Nieśmiała próba regulacji
Największym problemem dla branży pogrzebowej jest ciągły brak nowych rozwiązań prawnych, określających zasady rynku usług pogrzebowych.
– Przepisy obowiązującej obecnie ustawy o cmentarzach i chowaniu zmarłych uchwalone były ponad pół wieku temu i nie przystają do dzisiejszej rzeczywistości – tłumaczy Witold Skrzydlewski z firmy H. Skrzydlewska.
W końcu powstał projekt nowej ustawy o cmentarzach, który we wrześniu 2017 r. został ujęty w wykazie prac Rady Ministrów i od tego czasu nic się z nim nie dzieje. Jeśli nawet zostanie uchwalony, to nie rozwiąże najważniejszych problemów, z którymi boryka się branża.

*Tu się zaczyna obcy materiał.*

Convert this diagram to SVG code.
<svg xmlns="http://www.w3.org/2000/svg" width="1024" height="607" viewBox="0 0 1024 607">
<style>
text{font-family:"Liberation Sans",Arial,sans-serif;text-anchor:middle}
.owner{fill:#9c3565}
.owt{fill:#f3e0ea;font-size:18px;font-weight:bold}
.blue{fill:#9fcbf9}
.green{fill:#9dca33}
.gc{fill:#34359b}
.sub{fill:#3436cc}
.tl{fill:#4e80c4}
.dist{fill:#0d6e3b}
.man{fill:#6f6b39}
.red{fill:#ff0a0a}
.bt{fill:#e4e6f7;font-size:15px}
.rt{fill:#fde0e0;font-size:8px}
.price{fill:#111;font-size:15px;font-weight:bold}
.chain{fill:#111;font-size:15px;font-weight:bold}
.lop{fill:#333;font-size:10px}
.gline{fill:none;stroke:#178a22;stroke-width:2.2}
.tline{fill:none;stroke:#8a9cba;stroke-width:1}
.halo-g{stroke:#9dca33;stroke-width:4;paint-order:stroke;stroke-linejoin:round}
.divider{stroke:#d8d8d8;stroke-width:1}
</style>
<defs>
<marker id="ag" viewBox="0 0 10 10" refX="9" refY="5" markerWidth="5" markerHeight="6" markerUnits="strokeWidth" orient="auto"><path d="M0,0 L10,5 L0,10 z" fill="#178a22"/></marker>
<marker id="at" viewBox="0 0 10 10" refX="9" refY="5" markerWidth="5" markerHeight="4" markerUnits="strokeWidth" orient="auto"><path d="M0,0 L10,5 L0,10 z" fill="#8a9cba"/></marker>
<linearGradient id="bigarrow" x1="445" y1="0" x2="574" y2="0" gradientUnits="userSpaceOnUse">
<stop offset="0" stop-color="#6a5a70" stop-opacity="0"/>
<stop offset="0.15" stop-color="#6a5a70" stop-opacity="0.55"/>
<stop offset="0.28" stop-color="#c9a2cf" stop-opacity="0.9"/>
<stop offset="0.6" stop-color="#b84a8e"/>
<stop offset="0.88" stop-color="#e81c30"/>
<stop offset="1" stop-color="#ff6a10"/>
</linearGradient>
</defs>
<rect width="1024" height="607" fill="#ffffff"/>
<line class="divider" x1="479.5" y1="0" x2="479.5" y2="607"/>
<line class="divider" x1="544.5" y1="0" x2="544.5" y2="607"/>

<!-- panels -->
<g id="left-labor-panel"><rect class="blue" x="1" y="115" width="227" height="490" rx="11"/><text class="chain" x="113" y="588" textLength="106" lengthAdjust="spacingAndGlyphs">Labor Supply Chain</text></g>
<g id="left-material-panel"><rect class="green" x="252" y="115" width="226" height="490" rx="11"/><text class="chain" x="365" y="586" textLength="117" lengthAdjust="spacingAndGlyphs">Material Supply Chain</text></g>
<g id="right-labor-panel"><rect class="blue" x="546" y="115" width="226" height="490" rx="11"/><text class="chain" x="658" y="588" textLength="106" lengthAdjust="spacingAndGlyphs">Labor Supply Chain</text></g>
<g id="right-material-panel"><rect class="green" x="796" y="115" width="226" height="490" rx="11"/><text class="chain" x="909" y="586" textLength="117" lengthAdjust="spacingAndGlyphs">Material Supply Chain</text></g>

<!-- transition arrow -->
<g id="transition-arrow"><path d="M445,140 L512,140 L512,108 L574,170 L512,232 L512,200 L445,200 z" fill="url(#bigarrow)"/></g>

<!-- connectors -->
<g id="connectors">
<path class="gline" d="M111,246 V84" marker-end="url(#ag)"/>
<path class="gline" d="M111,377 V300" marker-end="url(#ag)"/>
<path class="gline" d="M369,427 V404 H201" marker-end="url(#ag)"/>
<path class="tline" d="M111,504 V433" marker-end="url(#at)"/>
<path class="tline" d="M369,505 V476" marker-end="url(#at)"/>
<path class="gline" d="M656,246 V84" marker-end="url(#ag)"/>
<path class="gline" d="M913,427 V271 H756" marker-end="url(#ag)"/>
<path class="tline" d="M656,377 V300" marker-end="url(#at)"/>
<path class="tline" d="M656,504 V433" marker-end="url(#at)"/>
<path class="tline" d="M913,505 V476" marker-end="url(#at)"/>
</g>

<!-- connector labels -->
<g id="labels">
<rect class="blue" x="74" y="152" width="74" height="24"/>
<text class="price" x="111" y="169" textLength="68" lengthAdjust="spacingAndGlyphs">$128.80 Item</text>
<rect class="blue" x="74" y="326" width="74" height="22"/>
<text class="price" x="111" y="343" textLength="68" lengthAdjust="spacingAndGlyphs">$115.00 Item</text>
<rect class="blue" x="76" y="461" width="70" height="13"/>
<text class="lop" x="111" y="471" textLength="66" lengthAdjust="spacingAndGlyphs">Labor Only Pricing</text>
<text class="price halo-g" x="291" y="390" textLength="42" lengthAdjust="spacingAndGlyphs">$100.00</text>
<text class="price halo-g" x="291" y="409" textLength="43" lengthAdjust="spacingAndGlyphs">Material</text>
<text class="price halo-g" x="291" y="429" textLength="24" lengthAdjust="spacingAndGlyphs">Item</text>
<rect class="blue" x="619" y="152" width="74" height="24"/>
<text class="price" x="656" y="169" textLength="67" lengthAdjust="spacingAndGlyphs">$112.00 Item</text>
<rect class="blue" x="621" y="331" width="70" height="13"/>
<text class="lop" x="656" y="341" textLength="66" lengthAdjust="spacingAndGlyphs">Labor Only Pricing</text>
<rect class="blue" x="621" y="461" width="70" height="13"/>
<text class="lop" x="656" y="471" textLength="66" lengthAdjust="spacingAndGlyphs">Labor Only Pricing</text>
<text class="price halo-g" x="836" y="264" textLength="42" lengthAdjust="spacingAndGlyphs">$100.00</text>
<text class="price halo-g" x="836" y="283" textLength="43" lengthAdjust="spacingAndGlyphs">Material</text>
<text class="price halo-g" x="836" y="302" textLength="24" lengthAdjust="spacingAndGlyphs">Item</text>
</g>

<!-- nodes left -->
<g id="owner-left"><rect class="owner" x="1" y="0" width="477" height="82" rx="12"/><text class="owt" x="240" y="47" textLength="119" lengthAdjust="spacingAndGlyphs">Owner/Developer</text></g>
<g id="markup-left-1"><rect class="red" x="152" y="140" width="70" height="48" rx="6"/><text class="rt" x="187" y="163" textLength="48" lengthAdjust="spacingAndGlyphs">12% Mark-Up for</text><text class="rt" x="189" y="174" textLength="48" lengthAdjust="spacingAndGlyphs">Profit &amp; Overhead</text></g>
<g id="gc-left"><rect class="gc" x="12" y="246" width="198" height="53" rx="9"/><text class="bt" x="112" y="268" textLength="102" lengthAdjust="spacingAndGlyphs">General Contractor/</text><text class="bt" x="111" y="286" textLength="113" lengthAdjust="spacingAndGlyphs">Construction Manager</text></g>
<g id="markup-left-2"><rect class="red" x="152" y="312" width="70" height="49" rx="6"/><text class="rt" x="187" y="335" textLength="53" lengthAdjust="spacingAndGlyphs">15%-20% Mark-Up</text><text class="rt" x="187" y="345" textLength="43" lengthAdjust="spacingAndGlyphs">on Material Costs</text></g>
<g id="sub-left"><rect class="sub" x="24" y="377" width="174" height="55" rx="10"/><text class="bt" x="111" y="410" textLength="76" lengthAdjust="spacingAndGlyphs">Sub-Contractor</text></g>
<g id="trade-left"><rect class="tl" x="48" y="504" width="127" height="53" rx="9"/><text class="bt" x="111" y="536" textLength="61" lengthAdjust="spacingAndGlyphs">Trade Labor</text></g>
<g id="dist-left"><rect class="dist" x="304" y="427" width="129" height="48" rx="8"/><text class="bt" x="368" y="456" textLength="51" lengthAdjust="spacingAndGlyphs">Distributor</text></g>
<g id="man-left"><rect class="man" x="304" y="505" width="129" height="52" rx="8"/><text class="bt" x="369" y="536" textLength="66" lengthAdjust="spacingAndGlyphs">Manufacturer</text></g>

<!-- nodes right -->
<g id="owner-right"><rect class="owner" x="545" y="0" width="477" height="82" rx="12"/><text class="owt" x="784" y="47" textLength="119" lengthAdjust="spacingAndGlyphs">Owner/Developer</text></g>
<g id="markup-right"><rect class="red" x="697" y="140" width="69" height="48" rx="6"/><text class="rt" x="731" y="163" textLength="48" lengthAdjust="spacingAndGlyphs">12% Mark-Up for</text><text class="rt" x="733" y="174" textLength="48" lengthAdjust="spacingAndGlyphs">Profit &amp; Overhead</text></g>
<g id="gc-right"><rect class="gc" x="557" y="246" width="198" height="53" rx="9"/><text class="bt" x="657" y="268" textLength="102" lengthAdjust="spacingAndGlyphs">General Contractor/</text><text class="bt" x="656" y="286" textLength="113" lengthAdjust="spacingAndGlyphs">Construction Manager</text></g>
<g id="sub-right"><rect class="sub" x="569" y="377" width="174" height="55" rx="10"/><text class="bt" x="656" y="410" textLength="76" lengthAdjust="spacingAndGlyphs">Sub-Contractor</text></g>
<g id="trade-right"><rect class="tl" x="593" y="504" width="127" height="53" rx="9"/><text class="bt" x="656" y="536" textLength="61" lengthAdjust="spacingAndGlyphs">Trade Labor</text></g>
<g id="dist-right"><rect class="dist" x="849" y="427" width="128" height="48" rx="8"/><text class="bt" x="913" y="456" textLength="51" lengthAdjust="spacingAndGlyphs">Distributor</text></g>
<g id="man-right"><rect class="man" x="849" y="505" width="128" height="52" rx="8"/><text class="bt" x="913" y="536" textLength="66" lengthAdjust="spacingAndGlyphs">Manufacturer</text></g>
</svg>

– Tym, co dobrego jest w projekcie ustawy o cmentarzach, to ujednolicenie opłat za groby ziemne i murowane – mówi Krzysztof Wolicki.
Obecnie za groby ziemne i za groby murowane jednoosobowe pobiera się opłatę co 20 lat, a za groby murowane, w których spoczywają co najmniej dwie osoby, raz na 99 lat. Grobu murowanego na dwa lub więcej ciał nie można użyć do ponownego pochowania – nawet gdy pomnik upada, niszczy się, nie można tego ruszyć. Jeśli ustawa zostanie uchwalona w planowanym kształcie, będzie można takich grobów użyć do ponownego pochowania po 20 latach od ostatniej wpłaty.
Projekt ustawy nie rozwiązuje natomiast braku regulacji branży. Zakład pogrzebowy może założyć każdy, kto chce, nie trzeba mieć żadnych umiejętności ani uprawnień, co skutkuje w przypadku wielu firm problemami z jakością usług oraz skłonnością do korupcji. Firmy płacą lekarzom czy pogotowiu za informacje o zgonach, a mało tego – uczestniczą z sukcesami w przetargach na dzierżawę prosektorium, mimo że przepisy zabraniają działania oraz reklamy usług pogrzebowych w szpitalach.